Tinha razão. Uma parte da imprensa econômica era portadora da síndrome OB: até uma semana antes da mudança do câmbio, qualquer mudança acabaria com o país; uma semana depois, a mudança salvou o país.
Mas outra parte, dos mais críticos, simplesmente tinha desistido do governo. Quando a irracionalidade é extremada, os clichês ganham força. Fica-se dando murro em ponta de faca, passando por urubus voando em céu azul. Não adianta apontar um iceberg na frente. Os que estão no baile não querem ser incomodados. Só quando sobrevém o desastre é que cai a ficha.
É o que está ocorrendo gradativamente com o governo Luiz Inácio Lula da Silva. Foram patéticas a entrevista do presidente à Bloomberg e a impotência do ministro Luiz Fernando Furlan (Desenvolvimento) ante a política cambial do Banco Central.
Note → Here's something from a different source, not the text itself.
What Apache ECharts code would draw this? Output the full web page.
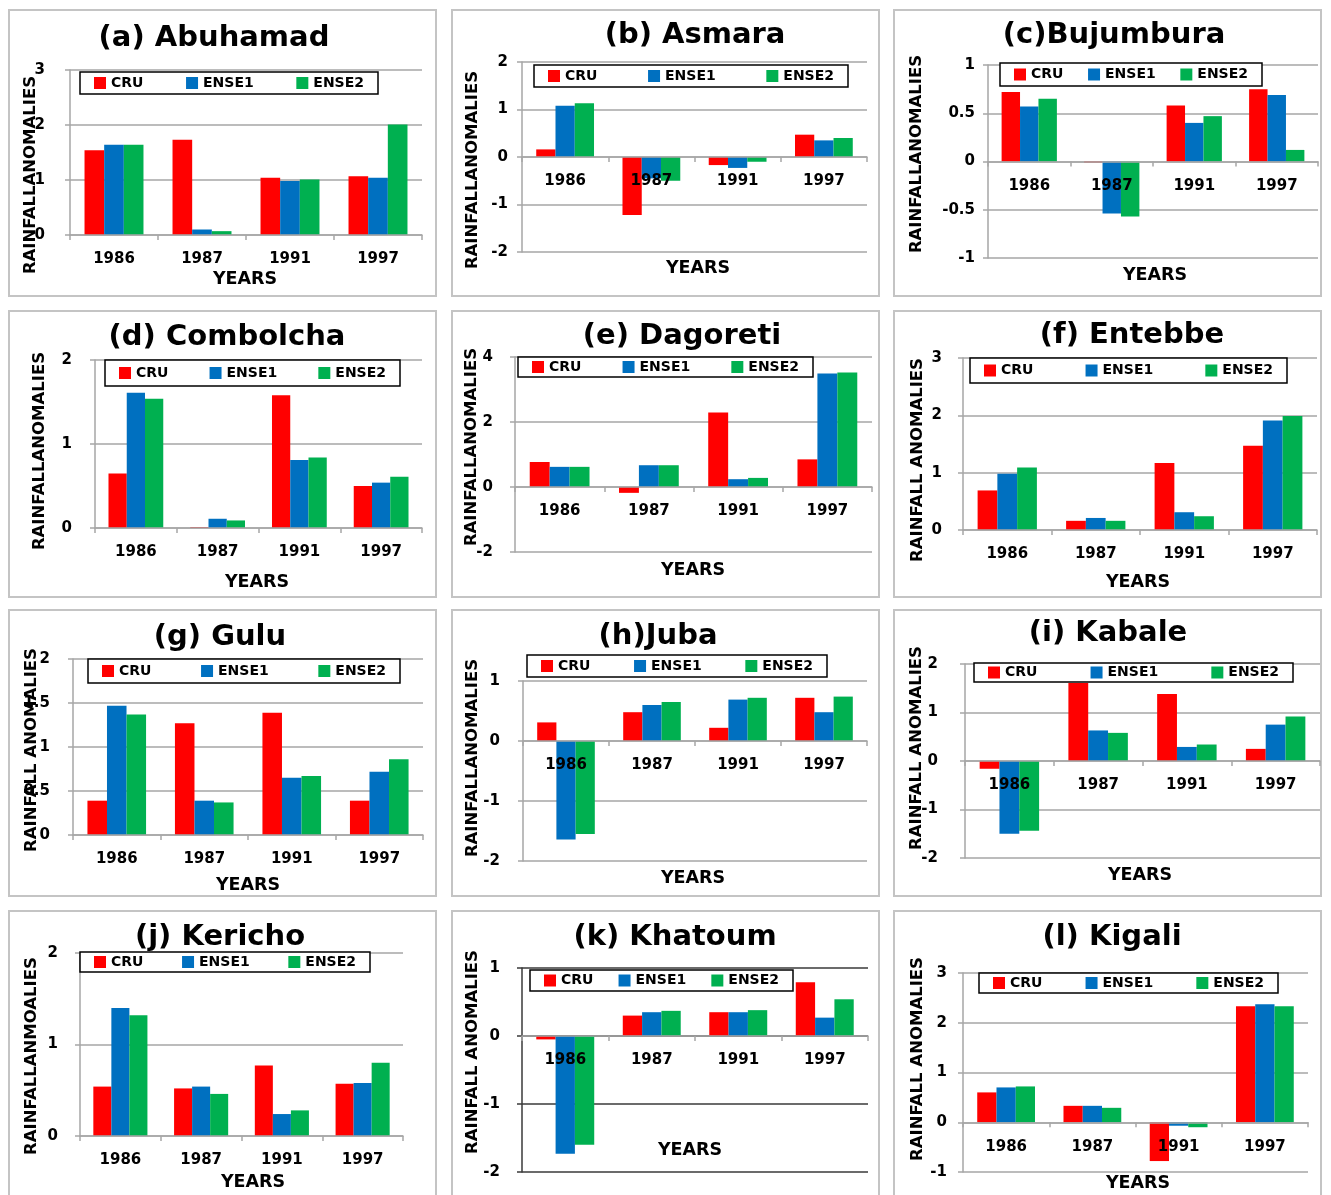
<!DOCTYPE html>
<html>
<head>
<meta charset="utf-8">
<script src="https://cdn.jsdelivr.net/npm/echarts@6/dist/echarts.min.js"></script>
<style>
  html, body { margin: 0; padding: 0; background: #fff; }
  #chart { width: 1331px; height: 1195px; }
</style>
</head>
<body>
<div id="chart"></div>
<script>
// categories and series
const years = ["1986", "1987", "1991", "1997"];
const seriesNames = ["CRU", "ENSE1", "ENSE2"];
const colors = ["#FF0000", "#0070C0", "#00B050"];

const titles = ["(a) Abuhamad", "(b) Asmara", "(c)Bujumbura", "(d) Combolcha", "(e) Dagoreti", "(f) Entebbe",
  "(g) Gulu", "(h)Juba", "(i) Kabale", "(j) Kericho", "(k) Khatoum", "(l) Kigali"];
const yNames = ["RAINFALLANOMALIES", "RAINFALLANOMALIES", "RAINFALLANOMALIES", "RAINFALLANOMALIES",
  "RAINFALLANOMALIES", "RAINFALL ANOMALIES", "RAINFALL ANOMALIES", "RAINFALLANOMALIES",
  "RAINFALL ANOMALIES", "RAINFALLANMOALIES", "RAINFALL ANOMALIES", "RAINFALL ANOMALIES"];

// [CRU, ENSE1, ENSE2] per station
const abuhamad  = [[1.54, 1.73, 1.04, 1.07], [1.64, 0.10, 0.98, 1.04], [1.64, 0.07, 1.01, 2.01]];
const asmara    = [[0.16, -1.22, -0.17, 0.47], [1.08, -0.45, -0.23, 0.35], [1.13, -0.50, -0.10, 0.40]];
const bujumbura = [[0.72, -0.01, 0.58, 0.75], [0.57, -0.54, 0.40, 0.69], [0.65, -0.57, 0.47, 0.12]];
const combolcha = [[0.65, 0.01, 1.58, 0.50], [1.61, 0.11, 0.81, 0.54], [1.54, 0.09, 0.84, 0.61]];
const dagoreti  = [[0.77, -0.18, 2.29, 0.85], [0.62, 0.67, 0.24, 3.49], [0.62, 0.67, 0.28, 3.52]];
const entebbe   = [[0.69, 0.16, 1.17, 1.47], [0.98, 0.21, 0.31, 1.91], [1.09, 0.16, 0.24, 1.99]];
const gulu      = [[0.39, 1.27, 1.39, 0.39], [1.47, 0.39, 0.65, 0.72], [1.37, 0.37, 0.67, 0.86]];
const juba      = [[0.31, 0.48, 0.22, 0.72], [-1.64, 0.60, 0.69, 0.48], [-1.55, 0.65, 0.72, 0.74]];
const kabale    = [[-0.16, 1.61, 1.38, 0.25], [-1.50, 0.63, 0.29, 0.75], [-1.44, 0.58, 0.34, 0.92]];
const kericho   = [[0.54, 0.52, 0.77, 0.57], [1.40, 0.54, 0.24, 0.58], [1.32, 0.46, 0.28, 0.80]];
const khatoum   = [[-0.05, 0.30, 0.35, 0.79], [-1.73, 0.35, 0.35, 0.27], [-1.60, 0.37, 0.38, 0.54]];
const kigali    = [[0.60, 0.33, -0.78, 2.33], [0.70, 0.33, -0.07, 2.37], [0.72, 0.29, -0.10, 2.33]];
const stations = [abuhamad, asmara, bujumbura, combolcha, dagoreti, entebbe, gulu, juba, kabale, kericho, khatoum, kigali];

// y axis ticks: min, max, step
const yMin  = [0, -2, -1, 0, -2, 0, 0, -2, -2, 0, -2, -1];
const yMax  = [3, 2, 1, 2, 4, 3, 2, 1, 2, 2, 1, 3];
const yStep = [1, 1, 0.5, 1, 2, 1, 0.5, 1, 1, 1, 1, 1];

// layout (page pixels): plot [l,t,r,b], legend [x,y,w,h], title [cx,cy], y name [x,cy], YEARS [cx,cy], label margin
const panels = [[9, 10], [452, 10], [894, 10], [9, 311], [452, 311], [894, 311],
  [9, 610], [452, 610], [894, 610], [9, 911], [452, 911], [894, 911]];
const layout = [
  { plot: [70, 70, 422, 235], lg: [80, 72, 298, 23], t: [214, 38], yn: [31, 175], yr: [245, 279], lm: 25 },
  { plot: [522, 62, 867, 252], lg: [534, 65, 314, 23], t: [695, 35], yn: [473, 170], yr: [698, 268], lm: 14 },
  { plot: [988, 65, 1318, 258], lg: [1000, 63, 262, 24], t: [1114, 35], yn: [917, 154], yr: [1155, 275], lm: 13 },
  { plot: [95, 360, 422, 528], lg: [105, 360, 295, 27], t: [227, 337], yn: [40, 451], yr: [257, 582], lm: 23 },
  { plot: [515, 357, 872, 552], lg: [518, 357, 295, 21], t: [682, 336], yn: [472, 447], yr: [693, 570], lm: 22 },
  { plot: [963, 358, 1317, 530], lg: [970, 358, 317, 26], t: [1132, 335], yn: [918, 460], yr: [1138, 582], lm: 21 },
  { plot: [73, 659, 423, 835], lg: [88, 659, 312, 25], t: [220, 637], yn: [32, 750], yr: [248, 885], lm: 23 },
  { plot: [523, 681, 867, 861], lg: [527, 655, 300, 23], t: [658, 636], yn: [473, 758], yr: [693, 878], lm: 23 },
  { plot: [965, 664, 1320, 858], lg: [974, 663, 319, 20], t: [1108, 633], yn: [917, 748], yr: [1140, 875], lm: 27 },
  { plot: [80, 953, 403, 1136], lg: [80, 952, 290, 21], t: [220, 937], yn: [32, 1056], yr: [253, 1182], lm: 22 },
  { plot: [522, 968, 868, 1172], lg: [530, 970, 263, 22], t: [675, 937], yn: [473, 1052], yr: [690, 1150], lm: 22 },
  { plot: [963, 973, 1308, 1172], lg: [979, 973, 299, 21], t: [1112, 937], yn: [918, 1059], yr: [1138, 1183], lm: 16 }
];

const FONT = '"DejaVu Sans", sans-serif';
const ctx = document.createElement("canvas").getContext("2d");
ctx.font = 'bold 14px "DejaVu Sans"';
const legendContent = seriesNames.reduce((s, n) => s + 12 + 5 + ctx.measureText(n).width, 0);

const grid = [], xAxis = [], yAxis = [], legend = [], series = [], elements = [];

layout.forEach((L, i) => {
  const gridColor = i === 10 ? "#3a3a3a" : "#A6A6A6";
  const h = L.plot[3] - L.plot[1];
  // lift the category axis up to the zero line of its value axis
  const zeroLift = (0 - yMin[i]) / (yMax[i] - yMin[i]) * h;
  grid.push({ left: L.plot[0], top: L.plot[1], width: L.plot[2] - L.plot[0], height: h });
  xAxis.push({
    type: "category", gridIndex: i, data: years, z: 5, position: "bottom", offset: -zeroLift,
    axisLine: { onZero: false, lineStyle: { color: "#A6A6A6", width: 1.5 } },
    axisTick: { show: true, length: 5, lineStyle: { color: "#A6A6A6", width: 1.5 } },
    axisLabel: { color: "#000", fontWeight: "bold", fontSize: 15, fontFamily: FONT, margin: 17 }
  });
  yAxis.push({
    type: "value", gridIndex: i, min: yMin[i], max: yMax[i], interval: yStep[i],
    axisLine: { show: true, lineStyle: { color: gridColor, width: 1.5 } },
    axisTick: { show: true, length: 5, lineStyle: { color: gridColor, width: 1.5 } },
    splitLine: { lineStyle: { color: gridColor, width: 1.5 } },
    axisLabel: { color: "#000", fontWeight: "bold", fontSize: 15, fontFamily: FONT, margin: L.lm }
  });
  const padH = 14;
  legend.push({
    left: L.lg[0], top: L.lg[1], orient: "horizontal", data: seriesNames,
    icon: "rect", itemWidth: 12, itemHeight: 12, selectedMode: false,
    itemGap: Math.max(8, (L.lg[2] - 2 * padH - legendContent) / 2),
    padding: [Math.max(2, (L.lg[3] - 15) / 2), padH],
    borderColor: "#000", borderWidth: 1.5, backgroundColor: "#fff",
    textStyle: { color: "#000", fontSize: 14, fontWeight: "bold", fontFamily: FONT }
  });
  seriesNames.forEach((name, k) => {
    series.push({
      type: "bar", name: name, xAxisIndex: i, yAxisIndex: i,
      data: stations[i][k], itemStyle: { color: colors[k] },
      barGap: "0%", barCategoryGap: "33%"
    });
  });
  // panel frame
  elements.push({
    type: "rect", z: -1,
    shape: { x: panels[i][0], y: panels[i][1], width: 427, height: i >= 9 ? 300 : 286 },
    style: { fill: "none", stroke: "#C4C4C4", lineWidth: 2 }
  });
  elements.push({
    type: "text", x: L.t[0], y: L.t[1], z: 10,
    style: { text: titles[i], fill: "#000", font: "bold 29px " + FONT,
      textAlign: "center", textVerticalAlign: "middle", align: "center", verticalAlign: "middle" }
  });
  elements.push({
    type: "text", x: L.yn[0], y: L.yn[1], rotation: Math.PI / 2, z: 10,
    style: { text: yNames[i], fill: "#000", font: "bold 16.5px " + FONT,
      textAlign: "center", textVerticalAlign: "middle", align: "center", verticalAlign: "middle" }
  });
  elements.push({
    type: "text", x: L.yr[0], y: L.yr[1], z: 10,
    style: { text: "YEARS", fill: "#000", font: "bold 17.5px " + FONT,
      textAlign: "center", textVerticalAlign: "middle", align: "center", verticalAlign: "middle" }
  });
});

const chart = echarts.init(document.getElementById("chart"));
chart.setOption({
  backgroundColor: "#fff",
  animation: false,
  grid: grid,
  xAxis: xAxis,
  yAxis: yAxis,
  legend: legend,
  series: series,
  graphic: { elements: elements }
});
</script>
</body>
</html>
Lula diz que as taxas de juros internas são elevadas porque a economia ainda inspira cuidados. Quando ela melhorar, as taxas cairão. Essa mesma máxima é repetida por jornais e analistas.
O que está por trás desse raciocínio? Como as taxas de juros balizam a remuneração de títulos públicos, entende-se que os credores têm receio de que o Tesouro não honre a dívida. Daí a razão para exigirem juros mais altos.
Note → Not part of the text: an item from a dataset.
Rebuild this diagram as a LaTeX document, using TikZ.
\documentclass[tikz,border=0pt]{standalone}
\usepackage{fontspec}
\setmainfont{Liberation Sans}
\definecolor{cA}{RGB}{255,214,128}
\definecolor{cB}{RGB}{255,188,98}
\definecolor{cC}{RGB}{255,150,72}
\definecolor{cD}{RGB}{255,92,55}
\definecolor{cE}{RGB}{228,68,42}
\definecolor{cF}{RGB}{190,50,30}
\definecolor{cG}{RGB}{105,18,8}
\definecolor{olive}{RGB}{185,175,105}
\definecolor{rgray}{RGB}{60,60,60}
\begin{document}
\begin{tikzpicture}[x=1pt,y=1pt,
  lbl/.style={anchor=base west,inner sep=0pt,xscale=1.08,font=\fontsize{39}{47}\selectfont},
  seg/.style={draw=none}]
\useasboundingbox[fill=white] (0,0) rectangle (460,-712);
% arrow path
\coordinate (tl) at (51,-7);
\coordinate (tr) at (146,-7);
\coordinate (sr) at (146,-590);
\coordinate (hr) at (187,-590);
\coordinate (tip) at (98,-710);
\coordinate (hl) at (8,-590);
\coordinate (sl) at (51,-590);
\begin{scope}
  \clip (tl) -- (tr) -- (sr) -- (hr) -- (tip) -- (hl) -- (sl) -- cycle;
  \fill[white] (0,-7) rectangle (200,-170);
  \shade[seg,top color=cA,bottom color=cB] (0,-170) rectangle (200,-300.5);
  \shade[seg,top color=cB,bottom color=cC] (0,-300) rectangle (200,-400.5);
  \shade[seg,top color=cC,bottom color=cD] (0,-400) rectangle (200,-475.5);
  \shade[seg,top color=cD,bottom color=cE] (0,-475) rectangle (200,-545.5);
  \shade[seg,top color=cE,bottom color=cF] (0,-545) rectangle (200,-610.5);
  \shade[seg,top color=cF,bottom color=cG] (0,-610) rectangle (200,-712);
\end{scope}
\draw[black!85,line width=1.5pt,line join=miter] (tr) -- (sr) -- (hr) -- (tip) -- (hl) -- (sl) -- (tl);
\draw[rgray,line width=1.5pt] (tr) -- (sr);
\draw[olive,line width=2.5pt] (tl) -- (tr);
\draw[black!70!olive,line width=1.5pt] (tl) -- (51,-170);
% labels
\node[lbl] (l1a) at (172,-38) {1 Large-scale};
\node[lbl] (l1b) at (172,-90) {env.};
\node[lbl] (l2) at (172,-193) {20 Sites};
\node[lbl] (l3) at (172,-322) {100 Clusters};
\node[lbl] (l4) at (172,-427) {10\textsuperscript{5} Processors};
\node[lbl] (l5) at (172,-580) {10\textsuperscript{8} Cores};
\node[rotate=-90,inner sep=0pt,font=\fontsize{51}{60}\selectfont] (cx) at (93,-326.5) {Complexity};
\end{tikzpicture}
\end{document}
Mas, se o risco é com o pagamento da dívida, presume-se que, quanto maior a taxa de juros, maior o risco potencial futuro da dívida. Ou não? Se a afirmação de Lula e de outros analistas fosse correta, então caberia ao Banco Central permanentemente testar o piso inferior das taxas. Como se explica, então, que, mesmo quando o tal do mercado apostava em redução das taxas, o Banco Central as tenha aumentado?
Essa posição do BC desmente a afirmação de Lula. Positivamente o BC não mantém as taxas elevadas por conta do risco de crédito do Tesouro, mas por outras razões. Pouco importa.
Ao longo de todos esses anos, as taxas de juros foram mantidas elevadas em cima dos argumentos mais estapafúrdios. Um deles era a necessidade de a taxa Selic refletir o risco Brasil e a expectativa da correção cambial interna, pela necessidade de atrair dólares para fechar as contas fiscais. Era uma loucura, porque, ao entrar, os dólares aumentavam a dívida pública.
Mas não adianta perseguir a racionalidade nesse modelo. Dias atrás, publiquei aqui o trabalho de um grupo de economistas de mercado os quais alertavam as autoridades -na maior ingenuidade- de que a produção estava longe de bater na capacidade instalada das empresas, a não ser em setores exportadores.
Devem ser jovens economistas, com fé na racionalidade econômica, que ainda acham que essas loucuras, de abortar qualquer tentativa de crescimento, de apreciar desmedidamente o cambio, são fruto de mau diagnóstico apenas.
O grande problema é que Lula já jogou a toalha. Ainda teremos dois longos anos pela frente.